29 May What is Flag Day?
Before we celebrate fathers, we have to celebrate the flag. This year, Flag Day falls on Thursday June 14th. If you’re not familiar with this holiday, it’s okay. It is considered a national holiday, yet we don’t get the time off for it. This makes it less important to us even though it’s extremely relevant.
Flag Day is not the Fourth of July. It’s commonly mixed up with other patriotic holidays because it is about the flag. However, not many people actually know what Flag Day is. The holiday is about honoring the flag that symbolizes the country’s ideas and freedom. The flag itself is thought to represent many abstract ideas of the country’s freedom philosophy. In general, the flag represents the 13 original colonies with the red and white strips. It then represents all 50 states with its stars.
The best way to honor the flag on Flag Day is to properly display it. Displaying an American flag is viewed as highly patriotic. Other ways people observe this holiday include holding flag-raising ceremonies and other services. Every now and a then, there will be parades and musical festivals to celebrate the flag. This nationwide holiday is celebrated in most of the states, though a few do not do much.

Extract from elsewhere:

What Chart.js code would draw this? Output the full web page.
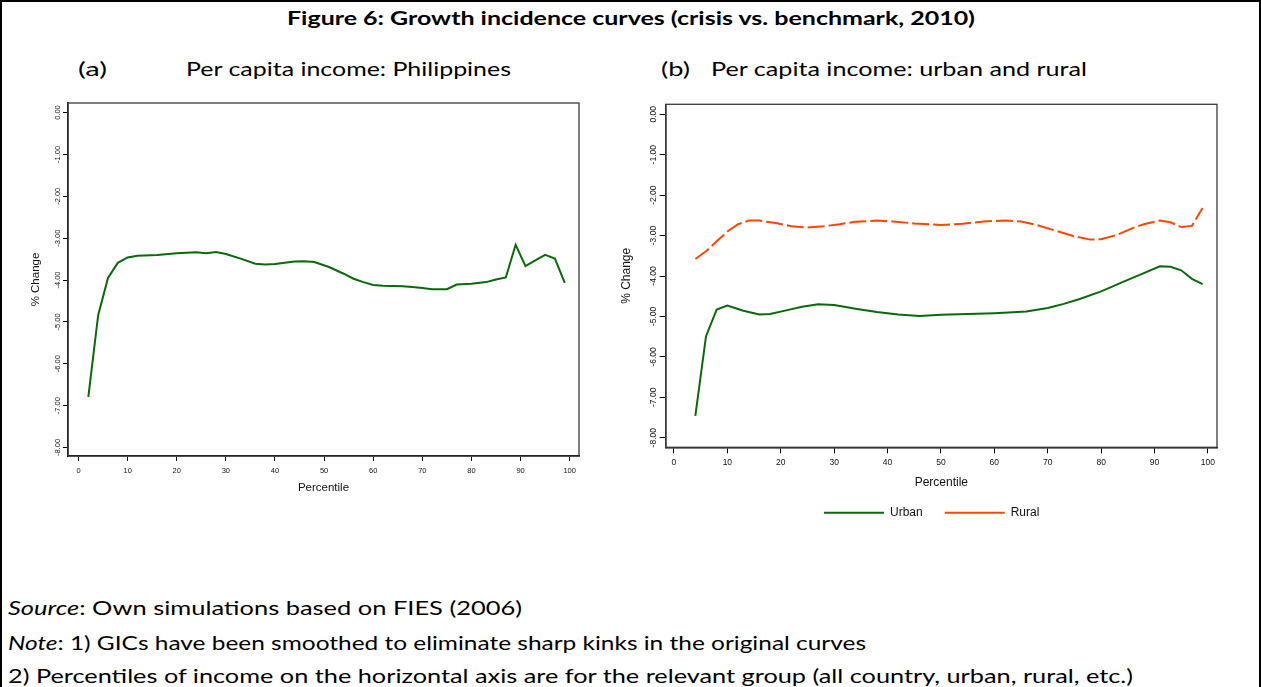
<!DOCTYPE html>
<html>
<head>
<meta charset="utf-8">
<script src="https://cdn.jsdelivr.net/npm/chart.js@4.4.1/dist/chart.umd.min.js"></script>
<style>
html,body{margin:0;padding:0;background:#fff;}
body{width:1261px;height:687px;position:relative;overflow:hidden;font-family:Lato,"Liberation Sans",sans-serif;color:#000;}
.frame{position:absolute;left:0;top:0;width:1257px;height:720px;border:2px solid #000;}
.t{position:absolute;white-space:nowrap;line-height:1;transform-origin:0 0;}
.big{font-size:20px;}
#title{font-weight:bold;font-size:19px;left:287px;top:8px;}
canvas{position:absolute;}
#c1{left:0;top:95px;}
#c2{left:600px;top:95px;}
</style>
</head>
<body>
<div class="frame"></div>
<div class="t" id="title" data-w="688">Figure 6: Growth incidence curves (crisis vs. benchmark, 2010)</div>
<div class="t big" style="left:78px;top:57.5px" data-w="29">(a)</div>
<div class="t big" style="left:186px;top:57.5px" data-w="325">Per capita income: Philippines</div>
<div class="t big" style="left:661px;top:57.5px" data-w="29">(b)</div>
<div class="t big" style="left:711px;top:57.5px" data-w="376">Per capita income: urban and rural</div>
<div class="t big" style="left:8px;top:596.5px" data-w="514"><i>Source</i>: Own simulations based on FIES (2006)</div>
<div class="t big" style="left:8px;top:631.5px" data-w="858"><i>Note</i>: 1) GICs have been smoothed to eliminate sharp kinks in the original curves</div>
<div class="t big" style="left:8px;top:664.5px" data-w="1125">2) Percentiles of income on the horizontal axis are for the relevant group (all country, urban, rural, etc.)</div>
<canvas id="c1" width="600" height="410"></canvas>
<canvas id="c2" width="640" height="440"></canvas>
<script>
// ---- data ----
const X_TICKS = [0,10,20,30,40,50,60,70,80,90,100];
const Y_TICKS = [0,-1,-2,-3,-4,-5,-6,-7,-8];

const phPct    = [2,4,6,8,10,12,16,20,24,26,28,30,33,36,38,40,44,46,48,51,54,56,58,60,62,66,68,70,72,75,77,80,83,85,87,89,91,93,95,97,99];
const phChange = [-6.79,-4.84,-3.95,-3.59,-3.46,-3.42,-3.40,-3.36,-3.34,-3.36,-3.33,-3.38,-3.49,-3.61,-3.63,-3.62,-3.56,-3.55,-3.57,-3.69,-3.85,-3.97,-4.05,-4.12,-4.14,-4.15,-4.17,-4.19,-4.22,-4.22,-4.11,-4.09,-4.05,-3.99,-3.94,-3.16,-3.67,-3.53,-3.40,-3.49,-4.07];

const urbanPct    = [4,6,8,10,13,16,18,21,24,27,30,34,38,42,46,50,55,60,66,70,73,76,80,84,88,91,93,95,97,99];
const urbanChange = [-7.46,-5.49,-4.83,-4.73,-4.86,-4.95,-4.94,-4.85,-4.76,-4.70,-4.72,-4.81,-4.89,-4.95,-4.99,-4.96,-4.94,-4.92,-4.88,-4.79,-4.69,-4.57,-4.38,-4.15,-3.93,-3.76,-3.77,-3.86,-4.07,-4.20];

const ruralPct    = [4,6,8,10,12,14,16,19,22,25,28,31,34,38,41,45,50,54,58,62,65,68,72,75,78,80,83,86,88,91,93,95,97,99];
const ruralChange = [-3.58,-3.39,-3.14,-2.90,-2.72,-2.63,-2.63,-2.69,-2.77,-2.80,-2.77,-2.72,-2.66,-2.63,-2.65,-2.70,-2.74,-2.71,-2.65,-2.63,-2.65,-2.74,-2.90,-3.02,-3.10,-3.09,-2.98,-2.81,-2.72,-2.63,-2.67,-2.79,-2.76,-2.32];

// ---- fit text widths ----
document.querySelectorAll('[data-w]').forEach(el=>{
  const w = el.getBoundingClientRect().width;
  el.style.transform = 'scaleX(' + (parseFloat(el.dataset.w)/w) + ')';
});

const FONT = "'Liberation Sans', Arial, sans-serif";
const GREEN = '#0a690a';
const ORANGE = '#ff4500';
const pts = (xs, ys) => xs.map((x,i)=>({x:x, y:ys[i]}));

const framePlugin = {
  id:'frame',
  afterDatasetsDraw(chart){
    const {ctx, chartArea:a} = chart;
    ctx.save();
    ctx.strokeStyle = '#3a3a3a';
    ctx.lineWidth = 1.3;
    ctx.strokeRect(a.left, a.top, a.right-a.left, a.bottom-a.top);
    ctx.restore();
  }
};

function scales(o){
  return {
    x:{type:'linear', min:o.xmin, max:o.xmax,
       afterBuildTicks:s=>{s.ticks = X_TICKS.map(v=>({value:v}));},
       afterFit:s=>{s.height = o.xh;},
       grid:{drawOnChartArea:false, tickLength:o.tl, color:'#000', lineWidth:1},
       border:{color:'#000', width:1.5},
       ticks:{font:{family:FONT,size:o.tf}, color:'#111', maxRotation:0, minRotation:0, autoSkip:false, padding:o.xpad},
       title:{display:true, text:'Percentile', font:{family:FONT,size:o.af}, color:'#111', padding:{top:0,bottom:o.xtp}}},
    y:{type:'linear', min:o.ymin, max:o.ymax,
       afterBuildTicks:s=>{s.ticks = Y_TICKS.map(v=>({value:v}));},
       afterFit:s=>{s.width = o.yw;},
       grid:{drawOnChartArea:false, tickLength:o.tl, color:'#000', lineWidth:1},
       border:{color:'#000', width:1.5},
       ticks:{font:{family:FONT,size:o.tf}, color:'#111', minRotation:90, maxRotation:90, crossAlign:'center', autoSkip:false, padding:o.ypad,
              callback:v=>Number(v).toFixed(2)},
       title:{display:true, text:'% Change', font:{family:FONT,size:o.af}, color:'#111', padding:{top:o.ytp,bottom:0}}}
  };
}

new Chart(document.getElementById('c1'), {
  type:'line',
  data:{datasets:[{label:'Philippines', data:pts(phPct, phChange), borderColor:GREEN, backgroundColor:GREEN,
                   borderWidth:2, pointRadius:0, tension:0, fill:false}]},
  options:{
    responsive:false, animation:false, devicePixelRatio:1,
    layout:{padding:{left:0, top:8, right:21, bottom:0}},
    plugins:{legend:{display:false}, tooltip:{enabled:false}},
    scales:scales({xmin:-2.14, xmax:101.9, ymin:-8.203, ymax:0.227, xh:49, yw:68, tl:5, tf:7.5, af:11.5,
                   xpad:5, xtp:10, ypad:-3.5, ytp:28.6})
  },
  plugins:[framePlugin]
});

new Chart(document.getElementById('c2'), {
  type:'line',
  data:{datasets:[
    {label:'Urban', data:pts(urbanPct, urbanChange), borderColor:GREEN, backgroundColor:GREEN,
     borderWidth:2, pointRadius:0, tension:0, fill:false},
    {label:'Rural', data:pts(ruralPct, ruralChange), borderColor:ORANGE, backgroundColor:ORANGE,
     borderWidth:2, borderDash:[17,4], pointRadius:0, tension:0, fill:false}
  ]},
  options:{
    responsive:false, animation:false, devicePixelRatio:1,
    layout:{padding:{left:46.4, top:9.3, right:23, bottom:6.3}},
    plugins:{
      tooltip:{enabled:false},
      legend:{display:true, position:'bottom',
        labels:{usePointStyle:true, pointStyle:'line', pointStyleWidth:60, boxWidth:60,
                font:{family:FONT,size:12}, color:'#111', padding:22}}
    },
    scales:scales({xmin:-1.55, xmax:101.7, ymin:-8.237, ymax:0.247, xh:37.4, yw:19.3, tl:6, tf:8.5, af:12,
                   xpad:4.5, xtp:-5.5, ypad:-3.5, ytp:-27.1})
  },
  plugins:[framePlugin]
});
</script>
</body>
</html>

The holiday itself dates back to about June 14, 1777. Though the talk of having a flag day didn’t come until much later, in 1777 the American flag started to be formed. After The U.S. separated from Great Britain, they immediately went to work on removing British symbols. It is rumored that Betsy Ross was the original flag maker. Fast forward to 1886, when Bernard Cigrand made a public proposal to observe the new flag on June 14. It wasn’t until 1949 that the holiday became official when President Harry Truman signed a bill proclaiming June 14 as Flag Day.
It may seem like a silly day, but it holds a lot of meaning. Sure we don’t get the day off of work, but were able to work in this country because of what that flag symbolizes. We have the right to petition, protest, and speak freely because of that flag.